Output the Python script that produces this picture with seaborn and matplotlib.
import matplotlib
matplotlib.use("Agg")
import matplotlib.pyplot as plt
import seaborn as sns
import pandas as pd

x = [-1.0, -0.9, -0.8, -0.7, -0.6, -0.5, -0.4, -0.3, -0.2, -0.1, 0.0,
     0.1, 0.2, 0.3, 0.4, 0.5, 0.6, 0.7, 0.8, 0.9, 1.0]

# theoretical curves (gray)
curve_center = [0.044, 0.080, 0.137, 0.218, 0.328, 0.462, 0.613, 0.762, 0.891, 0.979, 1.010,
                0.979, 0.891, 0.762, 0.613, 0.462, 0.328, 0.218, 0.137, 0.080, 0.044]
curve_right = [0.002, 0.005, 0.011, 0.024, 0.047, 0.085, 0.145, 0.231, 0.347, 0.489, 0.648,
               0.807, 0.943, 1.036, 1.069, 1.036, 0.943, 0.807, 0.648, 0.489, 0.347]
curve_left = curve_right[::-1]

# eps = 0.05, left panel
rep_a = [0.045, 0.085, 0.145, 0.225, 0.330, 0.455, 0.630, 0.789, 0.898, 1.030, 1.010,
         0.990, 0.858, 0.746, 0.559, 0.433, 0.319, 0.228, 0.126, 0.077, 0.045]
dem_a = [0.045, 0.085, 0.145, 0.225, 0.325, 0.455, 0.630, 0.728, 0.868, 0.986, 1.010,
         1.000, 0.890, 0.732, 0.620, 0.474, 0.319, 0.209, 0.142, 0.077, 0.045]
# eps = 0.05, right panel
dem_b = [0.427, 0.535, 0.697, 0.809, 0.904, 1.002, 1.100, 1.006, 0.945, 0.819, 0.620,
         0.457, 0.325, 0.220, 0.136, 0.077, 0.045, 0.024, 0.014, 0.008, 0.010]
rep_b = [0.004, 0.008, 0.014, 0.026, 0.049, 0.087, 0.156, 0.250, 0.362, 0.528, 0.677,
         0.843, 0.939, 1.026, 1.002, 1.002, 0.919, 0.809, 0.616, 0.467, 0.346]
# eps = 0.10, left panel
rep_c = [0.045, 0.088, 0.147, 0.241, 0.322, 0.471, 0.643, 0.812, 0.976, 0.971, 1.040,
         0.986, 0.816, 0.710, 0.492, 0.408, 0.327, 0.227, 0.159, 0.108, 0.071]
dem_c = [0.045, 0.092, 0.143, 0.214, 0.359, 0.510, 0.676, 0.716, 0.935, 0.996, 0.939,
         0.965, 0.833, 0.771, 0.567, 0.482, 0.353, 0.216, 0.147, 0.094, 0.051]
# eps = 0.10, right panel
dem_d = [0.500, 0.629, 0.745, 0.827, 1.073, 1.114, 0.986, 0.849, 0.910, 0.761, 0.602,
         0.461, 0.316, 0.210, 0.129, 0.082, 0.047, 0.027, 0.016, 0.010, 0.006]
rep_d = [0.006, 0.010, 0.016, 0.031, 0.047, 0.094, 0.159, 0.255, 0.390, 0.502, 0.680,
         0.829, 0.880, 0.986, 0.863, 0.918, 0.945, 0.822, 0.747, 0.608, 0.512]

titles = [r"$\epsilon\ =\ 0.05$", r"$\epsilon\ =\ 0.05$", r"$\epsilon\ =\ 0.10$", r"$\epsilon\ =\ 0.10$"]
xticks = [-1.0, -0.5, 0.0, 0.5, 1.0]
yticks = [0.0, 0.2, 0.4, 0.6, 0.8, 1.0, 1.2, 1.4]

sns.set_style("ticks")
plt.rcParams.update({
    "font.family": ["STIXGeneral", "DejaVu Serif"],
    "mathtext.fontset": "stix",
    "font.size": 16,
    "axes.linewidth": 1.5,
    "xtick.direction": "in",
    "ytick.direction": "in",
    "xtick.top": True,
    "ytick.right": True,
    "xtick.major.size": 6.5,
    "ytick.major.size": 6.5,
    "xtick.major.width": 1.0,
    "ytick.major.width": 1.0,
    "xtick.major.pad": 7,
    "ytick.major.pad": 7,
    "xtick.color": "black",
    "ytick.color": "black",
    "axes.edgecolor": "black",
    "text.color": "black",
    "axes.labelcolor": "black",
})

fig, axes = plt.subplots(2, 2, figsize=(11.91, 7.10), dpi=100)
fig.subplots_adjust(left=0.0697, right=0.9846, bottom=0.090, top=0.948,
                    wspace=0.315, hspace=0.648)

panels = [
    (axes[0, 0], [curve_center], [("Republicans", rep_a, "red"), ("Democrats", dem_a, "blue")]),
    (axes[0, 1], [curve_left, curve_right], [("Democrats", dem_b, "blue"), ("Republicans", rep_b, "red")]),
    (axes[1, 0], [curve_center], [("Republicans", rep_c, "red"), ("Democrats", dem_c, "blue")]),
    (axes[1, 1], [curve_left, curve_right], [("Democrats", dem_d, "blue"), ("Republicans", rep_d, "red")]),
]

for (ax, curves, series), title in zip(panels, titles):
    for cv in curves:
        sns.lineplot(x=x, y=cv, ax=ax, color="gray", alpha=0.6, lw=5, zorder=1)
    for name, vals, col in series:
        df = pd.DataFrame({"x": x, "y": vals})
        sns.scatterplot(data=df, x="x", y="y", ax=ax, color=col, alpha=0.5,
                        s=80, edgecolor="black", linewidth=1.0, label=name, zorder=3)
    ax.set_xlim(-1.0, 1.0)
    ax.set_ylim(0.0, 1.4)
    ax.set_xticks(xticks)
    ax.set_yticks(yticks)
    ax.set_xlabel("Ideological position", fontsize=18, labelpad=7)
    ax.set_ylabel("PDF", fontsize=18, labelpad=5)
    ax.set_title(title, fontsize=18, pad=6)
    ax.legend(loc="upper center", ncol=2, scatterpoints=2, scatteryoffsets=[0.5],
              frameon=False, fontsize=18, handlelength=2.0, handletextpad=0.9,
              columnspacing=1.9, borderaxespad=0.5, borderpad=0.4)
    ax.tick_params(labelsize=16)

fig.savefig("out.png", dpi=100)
***
What you are asked to do
Reprint the data above from the opening line to the line holding "curve_left = curve_right[::-1]", inclusive, and nothing else.

Reply
Output the Python script that produces this picture with seaborn and matplotlib.
import matplotlib
matplotlib.use("Agg")
import matplotlib.pyplot as plt
import seaborn as sns
import pandas as pd

x = [-1.0, -0.9, -0.8, -0.7, -0.6, -0.5, -0.4, -0.3, -0.2, -0.1, 0.0,
     0.1, 0.2, 0.3, 0.4, 0.5, 0.6, 0.7, 0.8, 0.9, 1.0]

# theoretical curves (gray)
curve_center = [0.044, 0.080, 0.137, 0.218, 0.328, 0.462, 0.613, 0.762, 0.891, 0.979, 1.010,
                0.979, 0.891, 0.762, 0.613, 0.462, 0.328, 0.218, 0.137, 0.080, 0.044]
curve_right = [0.002, 0.005, 0.011, 0.024, 0.047, 0.085, 0.145, 0.231, 0.347, 0.489, 0.648,
               0.807, 0.943, 1.036, 1.069, 1.036, 0.943, 0.807, 0.648, 0.489, 0.347]
curve_left = curve_right[::-1]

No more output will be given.